## Exercise description
Begin with the first line and repeat exactly through the line containing "from matplotlib.patches import"; leave every image out.

.....

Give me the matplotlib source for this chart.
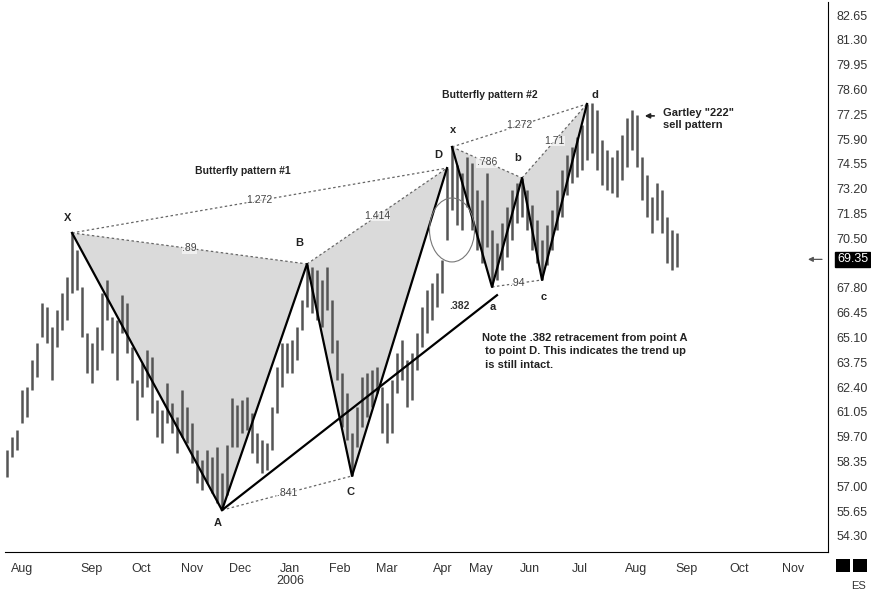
import matplotlib
matplotlib.use("Agg")
import matplotlib.pyplot as plt
from matplotlib.patches import Polygon, Ellipse, Rectangle

highs = [58.98, 59.69, 60.06, 62.24, 62.40, 63.88, 64.80, 66.98, 66.76, 65.67,
         66.60, 67.52, 68.39, 70.79, 69.86, 67.85, 65.34, 64.80, 65.67, 67.52,
         68.23, 66.22, 66.05, 67.41, 66.98, 64.58, 62.79, 63.71, 64.42, 64.04,
         61.70, 61.15, 62.62, 61.54, 60.77, 62.24, 61.32, 60.45, 58.98, 58.43,
         58.98, 58.60, 59.14, 57.72, 59.25, 61.81, 61.43, 61.70, 61.86, 61.00,
         59.90, 59.52, 59.36, 61.32, 63.50, 64.80, 64.80, 64.97, 65.67, 67.14,
         69.10, 68.94, 68.77, 68.23, 68.94, 67.14, 64.97, 63.17, 62.08, 59.90,
         61.32, 62.95, 63.17, 63.33, 63.50, 62.40, 61.54, 62.79, 64.26, 64.97,
         63.88, 64.26, 65.34, 66.76, 67.69, 68.07, 68.61, 69.32, 74.32, 75.47,
         74.49, 74.05, 74.93, 74.60, 73.13, 72.58, 74.05, 70.95, 70.24, 71.33,
         72.20, 73.13, 73.51, 73.78, 73.13, 72.31, 71.50, 70.41, 71.23, 72.04,
         73.13, 74.22, 75.03, 75.47, 76.01, 76.67, 77.81, 77.86, 77.48, 75.85,
         75.31, 74.93, 75.31, 76.12, 77.05, 77.48, 77.21, 74.93, 73.95, 72.75,
         73.51, 73.13, 71.66, 70.95, 70.79]
lows = [57.51, 58.60, 58.98, 60.45, 60.78, 62.24, 62.95, 65.13, 64.80, 62.79,
        64.58, 65.51, 66.05, 67.52, 67.69, 65.13, 63.17, 62.62, 63.33, 64.42,
        66.05, 64.26, 62.79, 65.34, 64.26, 62.62, 60.61, 61.86, 62.40, 61.00,
        59.68, 59.36, 60.45, 59.90, 58.81, 59.68, 59.36, 58.27, 57.18, 56.80,
        57.18, 56.64, 56.09, 55.70, 56.53, 59.14, 59.14, 59.90, 60.06, 58.81,
        58.27, 57.72, 57.89, 58.98, 61.00, 62.40, 63.17, 63.17, 63.88, 65.51,
        66.76, 66.44, 66.05, 65.67, 66.60, 64.26, 62.79, 60.23, 59.52, 57.56,
        59.14, 60.23, 60.77, 61.32, 62.08, 59.90, 59.36, 59.90, 62.08, 62.79,
        61.32, 61.70, 63.33, 64.58, 65.34, 66.05, 66.76, 67.52, 70.41, 72.04,
        71.23, 70.95, 72.20, 70.95, 69.86, 69.15, 70.03, 67.85, 68.23, 68.77,
        69.48, 70.41, 71.33, 71.66, 70.95, 69.86, 69.15, 68.23, 69.05, 69.86,
        70.95, 71.66, 72.85, 73.51, 73.84, 74.22, 74.76, 75.14, 74.22, 73.40,
        73.13, 72.96, 72.75, 73.67, 74.38, 75.31, 74.38, 72.58, 71.66, 70.79,
        71.50, 70.79, 69.15, 68.77, 68.94]
last_close = 69.35

months = ['Aug', 'Sep', 'Oct', 'Nov', 'Dec', 'Jan\n2006', 'Feb', 'Mar', 'Apr',
          'May', 'Jun', 'Jul', 'Aug', 'Sep', 'Oct', 'Nov']
month_pos = [3.0, 17.0, 26.8, 37.0, 46.6, 56.6, 66.6, 76.0, 87.2, 94.8, 104.6,
             114.6, 125.8, 136.0, 146.4, 157.2]
price_ticks = [82.65, 81.30, 79.95, 78.60, 77.25, 75.90, 74.55, 73.20, 71.85,
               70.50, 67.80, 66.45, 65.10, 63.75, 62.40, 61.05, 59.70, 58.35,
               57.00, 55.65, 54.30]

# pivots: bar index, alternating high / low
p1_idx = [13, 43, 60, 69, 88]
p1_names = ['X', 'A', 'B', 'C', 'D']
p1_ratios = ['1.272', '.89', '1.414', '.841']
p2_idx = [89, 97, 103, 107, 116]
p2_names = ['x', 'a', 'b', 'c', 'd']
p2_ratios = ['1.272', '.786', '1.71', '.94']
retrace_end = (98, 67.4)

FONT = ['Liberation Sans', 'DejaVu Sans']
NARROW = ['Liberation Sans Narrow', 'Liberation Sans', 'DejaVu Sans']

fig = plt.figure(figsize=(8.71, 5.92), dpi=100)
ax = fig.add_axes([5 / 871, 40 / 592, 823 / 871, 550 / 592])
ax.set_xlim(-0.4, 164.2)
ax.set_ylim(53.42, 83.36)

idx = list(range(len(highs)))
ax.vlines(idx, lows, highs, color='#555555', lw=1.8, zorder=2)


def draw_pattern(pidx, names, ratios, offsets):
    pts = []
    for k, i in enumerate(pidx):
        pts.append((i, highs[i] if k % 2 == 0 else lows[i]))
    for tri in [(0, 1, 2), (2, 3, 4)]:
        ax.add_patch(Polygon([pts[t] for t in tri], closed=True, facecolor='#dadada',
                             edgecolor='none', zorder=1))
    ax.plot([p[0] for p in pts], [p[1] for p in pts], color='black', lw=1.6, zorder=4)
    for (a, b), r in zip([(0, 4), (0, 2), (2, 4), (1, 3)], ratios):
        ax.plot([pts[a][0], pts[b][0]], [pts[a][1], pts[b][1]], color='#666666',
                lw=0.9, ls=(0, (2, 2)), zorder=3)
        mx = (pts[a][0] + pts[b][0]) / 2
        my = (pts[a][1] + pts[b][1]) / 2
        ax.text(mx, my, r, fontsize=7.5, color='#444444', ha='center', va='center',
                family=FONT, zorder=5,
                bbox=dict(facecolor='white', edgecolor='none', pad=0.3, alpha=0.6))
    for p, n, off in zip(pts, names, offsets):
        ax.annotate(n, p, xytext=off, textcoords='offset pixels', ha='center', va='center',
                    fontsize=8, fontweight='bold', color='#222222', family=FONT, zorder=6)
    return pts


pts1 = draw_pattern(p1_idx, p1_names, p1_ratios,
                    [(-4, 15), (-4, -13), (-8, 21), (-2, -16), (-9, 13)])
pts2 = draw_pattern(p2_idx, p2_names, p2_ratios,
                    [(1, 17), (1, -20), (-4, 20), (2, -17), (8, 9)])

# .382 retracement line from A
ax.plot([pts1[1][0], retrace_end[0]], [pts1[1][1], retrace_end[1]], color='black',
        lw=1.6, zorder=4)
ax.text(90.4, 66.8, '.382', fontsize=7.5, color='#333333', ha='center', va='center',
        family=FONT, fontweight='bold', zorder=5)

ax.add_patch(Ellipse((89, 70.95), 9, 3.48, facecolor='none', edgecolor='#777777',
                     lw=0.8, zorder=5))

ax.text(47.2, 74.16, 'Butterfly pattern #1', fontsize=7.5, fontweight='bold',
        ha='center', va='center', color='#222222', family=FONT)
ax.text(96.6, 78.30, 'Butterfly pattern #2', fontsize=7.5, fontweight='bold',
        ha='center', va='center', color='#222222', family=FONT)
ax.text(95.0, 65.35, 'Note the .382 retracement from point A\n'
        ' to point D. This indicates the trend up\n is still intact.',
        fontsize=8, fontweight='bold', ha='left', va='top', color='#222222',
        family=FONT, linespacing=1.45)
ax.annotate('', xy=(127, 77.16), xytext=(130, 77.16),
            arrowprops=dict(arrowstyle='-|>', color='#222222', lw=1.2,
                            mutation_scale=7))
ax.text(131.2, 77.6, 'Gartley "222"\nsell pattern', fontsize=8, fontweight='bold',
        ha='left', va='top', color='#222222', family=FONT, linespacing=1.3)

# axes styling
for s in ['top', 'left']:
    ax.spines[s].set_visible(False)
ax.spines['right'].set_color('black')
ax.spines['bottom'].set_color('black')
ax.yaxis.tick_right()
ax.set_yticks(price_ticks)
ax.set_yticklabels(['%.2f' % v for v in price_ticks])
ax.set_xticks(month_pos)
ax.set_xticklabels(months)
ax.tick_params(axis='y', length=0, pad=6, labelsize=9, labelcolor='#333333')
ax.tick_params(axis='x', length=0, pad=8, labelsize=9, labelcolor='#333333')
for lab in ax.get_xticklabels() + ax.get_yticklabels():
    lab.set_family(NARROW)
    lab.set_linespacing(0.95)

# last price marker
ax.annotate('%.2f' % last_close, xy=(1, last_close), xycoords=('axes fraction', 'data'),
            xytext=(9, 0), textcoords='offset pixels', ha='left', va='center',
            fontsize=9, color='white', family=NARROW, annotation_clip=False,
            bbox=dict(facecolor='black', edgecolor='black', pad=1.2))
ax.annotate('', xy=(160.2, last_close), xytext=(163.0, last_close),
            arrowprops=dict(arrowstyle='-|>', color='#555555', lw=0.9,
                            mutation_scale=7, shrinkA=0, shrinkB=0))

# legend squares and symbol
for x0 in [836, 853]:
    fig.add_artist(Rectangle((x0 / 871, 20 / 592), 14 / 871, 13 / 592,
                             transform=fig.transFigure, facecolor='black',
                             edgecolor='none'))
fig.text(858 / 871, 6 / 592, 'ES', fontsize=8, ha='center', va='center',
         color='#333333', family=NARROW)

fig.savefig('out.png', dpi=100, facecolor='white')
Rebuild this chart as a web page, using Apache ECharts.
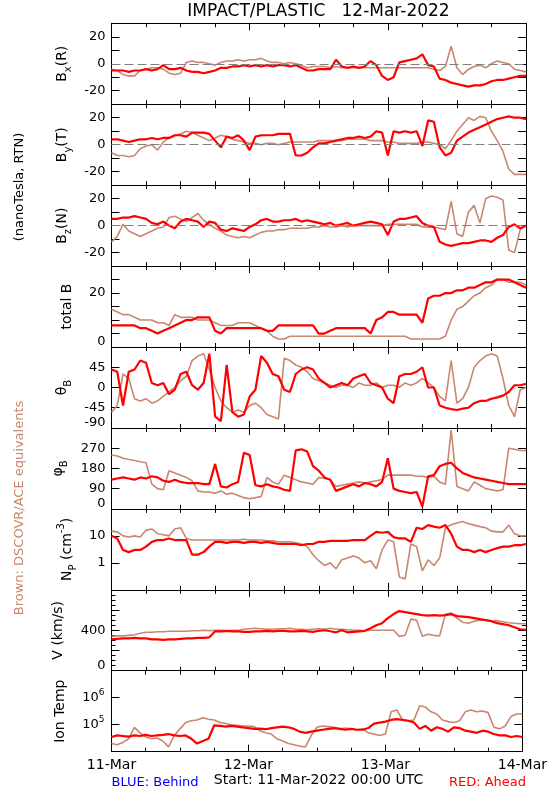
<!DOCTYPE html>
<html><head><meta charset="utf-8">
<script src="https://cdn.jsdelivr.net/npm/echarts@6/dist/echarts.min.js"></script>
<style>html,body{margin:0;padding:0;background:#fff}#c{width:550px;height:800px}</style>
</head><body><div id="c"></div>
<script>
// hours since 11-Mar-2022 00:00 UTC
const hours = [0,1,2,3,4,5,6,7,8,9,10,11,12,13,14,15,16,17,18,19,20,21,22,23,24,25,26,27,28,29,30,31,32,33,34,35,36,37,38,39,40,41,42,43,44,45,46,47,48,49,50,51,52,53,54,55,56,57,58,59,60,61,62,63,64,65,66,67,68,69,70,71,72];

// Bx (R)
const bxAhead = [-5,-5,-5,-6,-5,-5,-4,-5,-4,-1,-4,-4,-3,-5,-6,-6,-7,-6,-5,-3,-3,-2,-2,-1,-2,-1,-2,-1,-2,-1,-1,-2,-1,-3,-5,-5,-4,-4,-4,3,-2,-3,-2,-3,-2,2,-1,-9,-12,-10,1,2,3,4,7,-1,-2,-11,-12,-14,-15,-16,-17,-16,-16,-15,-13,-12,-12,-11,-10,-9,-9];
const bxDscovr = [-4,-5,-8,-9,-9,-5,-4,-3,-3,-4,-7,-8,-7,1,2,1,1,0,-1,1,2,2,3,2,3,3,4,2,1,1,0,1,0,-1,-3,-2,-2,-2,-3,-2,-3,-3,-3,-3,-3,-3,-3,-3,-3,-3,-3,-3,-3,-3,-3,-3,-4,-5,-2,13,-3,-8,-4,-2,-1,-3,0,2,1,0,-4,-5,-6];
// By (T)
const byAhead = [4,4,3,2,3,4,4,5,4,5,5,7,7,6,9,9,9,8,3,-2,6,5,7,3,-4,6,7,7,7,8,8,8,-8,-8,-6,-2,1,1,2,3,4,5,5,6,5,6,10,9,-8,10,9,10,9,10,-1,18,17,-2,-8,-6,3,6,9,11,13,15,17,19,20,21,20,20,19];
const byDscovr = [-6,-8,-8,-9,-8,-3,-1,0,-4,2,5,7,8,10,9,7,5,3,5,7,6,4,3,2,1,1,0,1,1,0,1,2,2,2,2,2,3,3,3,3,3,4,4,4,4,3,3,3,2,2,1,1,1,1,2,2,1,0,-3,3,10,15,20,18,21,20,10,3,-5,-18,-22,-22,-22];
// Bz (N)
const bzAhead = [5,5,6,6,7,6,5,2,1,3,0,-2,3,5,4,3,-1,3,2,-3,-4,-2,-3,-4,-1,1,4,5,3,3,4,4,5,3,4,3,2,1,2,0,1,2,0,1,2,3,2,1,-7,3,5,5,6,7,2,0,-1,-12,-14,-15,-14,-13,-13,-12,-11,-11,-12,-9,-7,-1,1,-2,0];
const bzDscovr = [-12,-8,1,-4,-6,-8,-6,-4,-2,-1,6,7,5,3,6,9,4,1,-2,-4,-7,-8,-9,-8,-9,-7,-5,-4,-4,-3,-3,-2,-2,-2,-2,-1,-1,0,-1,-1,0,-1,0,0,0,0,0,0,1,1,1,1,1,1,-1,-1,-1,-2,-3,18,-6,-8,10,15,2,20,22,21,19,-18,-20,-3,0];
// total B
const btAhead = [8,8,8,8,8,7,7,6,5,6,7,8,9,10,10,11,11,11,6,5,7,7,7,7,7,7,7,6,6,8,8,8,8,8,8,8,5,5,6,7,7,7,7,7,7,5,10,11,13,13,12,12,12,12,9,18,19,19,20,20,21,21,22,22,23,24,24,25,25,25,24,23,22];
const btDscovr = [14,13,12,12,11,10,10,10,9,9,8,12,11,11,11,10,10,10,9,8,8,8,9,9,9,8,7,6,4,3,3,4,4,4,4,4,4,4,4,4,4,4,4,4,4,4,4,4,4,4,4,4,3,3,3,3,3,3,4,10,14,15,17,19,20,22,23,25,25,24,24,24,23];
// theta B (deg)
const thAhead = [40,35,-40,35,40,60,55,10,5,10,-15,-5,30,35,5,-5,10,75,-65,-75,50,-55,-65,-60,-20,-5,70,55,30,25,-5,-10,30,40,45,40,20,10,0,5,10,5,20,25,30,10,5,0,-25,-35,25,30,30,35,45,0,0,-40,-45,-48,-50,-47,-45,-35,-30,-30,-25,-22,-18,-10,5,5,8];
const thDscovr = [-55,-40,30,20,-25,-30,-25,-35,-30,-20,-10,0,15,25,60,70,75,40,0,-30,-45,-55,-50,-55,-40,-35,-45,-60,-65,-70,65,60,50,45,35,20,15,10,5,0,5,5,0,10,5,5,10,0,5,5,0,10,5,10,20,10,0,-20,-30,60,-35,-25,0,45,60,70,75,70,20,-40,-65,-5,0];
// phi B (deg)
const phAhead = [130,135,140,135,130,140,135,145,140,125,120,130,120,115,115,115,110,110,200,100,95,110,120,250,240,105,100,110,100,95,85,80,260,265,255,190,170,140,130,80,90,100,110,100,115,110,100,120,225,90,80,75,70,75,10,145,150,190,200,205,180,160,150,140,135,130,125,120,115,110,110,110,110];
const phDscovr = [240,235,225,220,215,210,205,110,90,85,170,160,150,140,125,80,75,75,70,80,65,70,60,50,45,50,55,140,120,110,150,140,130,120,115,110,140,135,130,100,105,110,115,120,115,120,125,130,150,150,150,150,150,145,145,140,145,120,110,350,100,90,80,120,105,90,85,80,85,270,265,260,260];
// proton density (cm^-3)
const npAhead = [10,8,3,2.5,3,3,4,6,7,7,8,7,7,7,2,2,2.5,4,6,6,5.5,6,6,5.5,6,6,5.5,6,5.5,5,5,5,5,4.5,5,5,6,6,6.5,6.5,6.5,6.5,7,7,7,10,14,13,14,9,8,8,6,20,18,25,22,20,25,12,4,3,3,2.5,3,2.5,3,3.5,4,4,4.5,4.5,5];
const npDscovr = [15,14,10,9,10,9,16,18,12,11,10,18,20,8,7,7,7,7,7,7,7,7,7,7.5,7,7,7,6.5,6.5,6,6,6,5.5,5,4,2,1.2,0.8,1,0.6,1.3,1.5,1.8,1.5,1,1.2,0.6,3,7,6,0.3,0.25,5,4,0.5,1.3,0.8,1.5,20,26,30,34,28,25,22,20,15,14,14,25,12,10,10];
// bulk speed (km/s)
const vAhead = [310,315,320,320,325,320,320,310,310,305,310,310,315,320,320,325,325,330,390,390,395,390,390,385,385,390,390,395,390,395,395,390,390,395,390,385,395,400,390,380,400,380,385,390,395,420,450,470,520,560,590,580,570,560,550,545,550,545,550,560,540,535,530,520,510,500,490,470,460,450,430,410,405];
const vDscovr = [340,345,345,350,355,370,380,380,385,385,390,390,390,390,395,395,400,395,400,400,395,400,400,410,415,420,415,410,410,415,415,420,410,410,405,410,415,410,420,410,410,405,400,400,395,400,400,400,400,400,340,350,510,500,340,360,350,345,560,570,520,480,470,490,500,500,490,495,485,475,470,465,465];
// ion temperature (K)
const tAhead = [35000,40000,38000,36000,40000,38000,42000,38000,40000,42000,45000,40000,38000,40000,30000,20000,25000,30000,95000,90000,85000,90000,85000,80000,75000,70000,72000,68000,75000,80000,85000,80000,70000,55000,50000,55000,60000,65000,70000,75000,70000,65000,70000,65000,65000,75000,110000,120000,130000,150000,160000,150000,140000,120000,70000,90000,60000,80000,70000,55000,80000,75000,60000,55000,50000,60000,55000,45000,40000,40000,35000,38000,35000];
const tDscovr = [20000,18000,22000,30000,80000,50000,35000,30000,32000,25000,15000,40000,70000,120000,140000,150000,180000,160000,150000,120000,110000,100000,95000,90000,90000,85000,60000,50000,45000,30000,25000,20000,18000,16000,15000,40000,80000,90000,85000,80000,70000,75000,70000,65000,70000,50000,45000,40000,45000,300000,350000,150000,140000,150000,500000,450000,300000,250000,150000,130000,120000,140000,300000,350000,300000,320000,280000,80000,70000,90000,200000,250000,250000];

// tick labels
const dayLabels = {'0':'11-Mar','24':'12-Mar','48':'13-Mar','72':'14-Mar'};
const bTicks = {'20':'20','0':'0','-20':'-20'};
const btTicks = {'0':'{lo|0}','20':'20'};
const thTicks = {'45':'45','0':'0','-45':'-45','-90':'{lo|-90}'};
const phTicks = {'270':'270','180':'180','90':'90','0':'{lo|0}'};
const npTicks = {'10':'10','1':'1'};
const vTicks = {'400':'400','0':'{lo|0}'};
const tTicks = {'100000':'10{sup|5}','1000000':'10{sup|6}'};

const FONT = 'DejaVu Sans';
const RED = '#ff0000', BROWN = '#c8876e';
const TOP = 23.3, H = 80.93, LEFT = 111.5, W = 414.5;

function pairs(v){ return hours.map((h,i)=>[h, v[i]]); }
function fmt(map){ return function(v){ const k = String(Math.round(v*1000)/1000); return map[k] !== undefined ? map[k] : ''; }; }

const nameRich = {
  sub:{fontSize:10, fontFamily:FONT, color:'#000', verticalAlign:'bottom'},
  sup:{fontSize:10, fontFamily:FONT, color:'#000', verticalAlign:'top'}
};
const labelRich = {
  lo:{fontSize:13, fontFamily:FONT, color:'#000', padding:[0,0,10,0]},
  sup:{fontSize:9, fontFamily:FONT, color:'#000', verticalAlign:'top'}
};

const panels = [
  {name:'B{sub|x}(R)', gap:38, y:{type:'value',min:-30,max:30,interval:10}, ticks:bTicks, zero:true, red:bxAhead, brown:bxDscovr},
  {name:'B{sub|y}(T)', gap:38, y:{type:'value',min:-30,max:30,interval:10}, ticks:bTicks, zero:true, red:byAhead, brown:byDscovr},
  {name:'B{sub|z}(N)', gap:38, y:{type:'value',min:-30,max:30,interval:10}, ticks:bTicks, zero:true, red:bzAhead, brown:bzDscovr},
  {name:'total B', gap:31, y:{type:'value',min:0,max:30,interval:5}, ticks:btTicks, red:btAhead, brown:btDscovr},
  {name:'\u03b8{sub|B}', gap:36, y:{type:'value',min:-90,max:90,interval:45}, ticks:thTicks, red:thAhead, brown:thDscovr},
  {name:'\u03c6{sub|B}', gap:34, y:{type:'value',min:0,max:360,interval:90}, ticks:phTicks, red:phAhead, brown:phDscovr},
  {name:'N{sub|P} (cm{sup|-3})', gap:27, y:{type:'log',logBase:10,min:0.1,max:100}, ticks:npTicks, red:npAhead, brown:npDscovr},
  {name:'V (km/s)', gap:36, y:{type:'value',min:0,max:800,interval:200}, minor:4, ticks:vTicks, red:vAhead, brown:vDscovr},
  {name:'Ion Temp', gap:36, y:{type:'log',logBase:10,min:10000,max:10000000}, ticks:tTicks, sup:true, red:tAhead, brown:tDscovr}
];

const grid = [], xAxis = [], yAxis = [], series = [];
const lineC = {show:true, onZero:false, lineStyle:{color:'#000', width:1}};
panels.forEach((p, i) => {
  grid.push({left:LEFT, top:TOP + i*H, width:W, height:H});
  const last = i === panels.length - 1;
  ['bottom','top'].forEach(pos => {
    xAxis.push({
      gridIndex:i, type:'value', min:0, max:72, interval:24, position:pos,
      axisLine:lineC, splitLine:{show:false},
      axisTick:{show:true, inside:true, length:7, lineStyle:{color:'#000'}},
      minorTick:{show:true, splitNumber:4, length:4, lineStyle:{color:'#000'}},
      axisLabel:{show: last && pos === 'bottom', formatter: fmt(dayLabels), fontFamily:FONT, fontSize:14, color:'#000', margin:7}
    });
  });
  ['left','right'].forEach(pos => {
    const ax = Object.assign({}, p.y, {
      gridIndex:i, position:pos,
      axisLine:lineC, splitLine:{show:false},
      axisTick:{show:true, inside:true, length:8, lineStyle:{color:'#000'}},
      minorTick:{show: !!p.minor, splitNumber:p.minor || 5, length:4, lineStyle:{color:'#000'}},
      axisLabel:{show: pos === 'left', formatter: fmt(p.ticks), fontFamily:FONT, fontSize:13, color:'#000', margin:6,
        showMinLabel:true, showMaxLabel:true, rich:labelRich}
    });
    if (p.sup) { ax.axisLabel.lineHeight = 20; ax.axisLabel.margin = 7; }
    if (pos === 'left') {
      ax.name = p.name; ax.nameLocation = 'middle'; ax.nameRotate = 90; ax.nameGap = p.gap;
      ax.nameTextStyle = {fontFamily:FONT, fontSize:14, color:'#000', lineHeight:22, rich:nameRich};
    }
    yAxis.push(ax);
  });
  const b = {
    type:'line', xAxisIndex:2*i, yAxisIndex:2*i, data:pairs(p.brown), showSymbol:false, symbol:'none',
    lineStyle:{color:BROWN, width:1.6}, z:2, silent:true
  };
  if (p.zero) b.markLine = {silent:true, symbol:'none', label:{show:false}, lineStyle:{color:'#808080', type:[9,4], width:1}, data:[{yAxis:0}]};
  series.push(b);
  series.push({
    type:'line', xAxisIndex:2*i, yAxisIndex:2*i, data:pairs(p.red), showSymbol:false, symbol:'none',
    lineStyle:{color:RED, width:2.2}, z:3, silent:true
  });
});

const graphic = [
  {type:'text', x:318.5, y:12, style:{text:'IMPACT/PLASTIC   12-Mar-2022', font:'17px "DejaVu Sans"', fill:'#000', align:'center', verticalAlign:'middle'}},
  {type:'text', x:20, y:187, rotation:Math.PI/2, style:{text:'(nanoTesla, RTN)', font:'13px "DejaVu Sans"', fill:'#000', align:'center', verticalAlign:'middle'}},
  {type:'text', x:20, y:508, rotation:Math.PI/2, style:{text:'Brown: DSCOVR/ACE equivalents', font:'13px "DejaVu Sans"', fill:BROWN, align:'center', verticalAlign:'middle'}},
  {type:'text', x:111.5, y:783, style:{text:'BLUE: Behind', font:'13px "DejaVu Sans"', fill:'#0000ff', align:'left', verticalAlign:'middle'}},
  {type:'text', x:318.5, y:780, style:{text:'Start: 11-Mar-2022 00:00 UTC', font:'14px "DejaVu Sans"', fill:'#000', align:'center', verticalAlign:'middle'}},
  {type:'text', x:526, y:783, style:{text:'RED: Ahead', font:'13px "DejaVu Sans"', fill:RED, align:'right', verticalAlign:'middle'}}
];

const chart = echarts.init(document.getElementById('c'), null, {renderer:'canvas'});
chart.setOption({animation:false, backgroundColor:'#fff', grid, xAxis, yAxis, series, graphic});
</script>
</body></html>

.....

## Expected output
Give me the matplotlib source for this chart.
import matplotlib
matplotlib.use("Agg")
import matplotlib.pyplot as plt
from matplotlib.patches import Polygon, Ellipse, Rectangle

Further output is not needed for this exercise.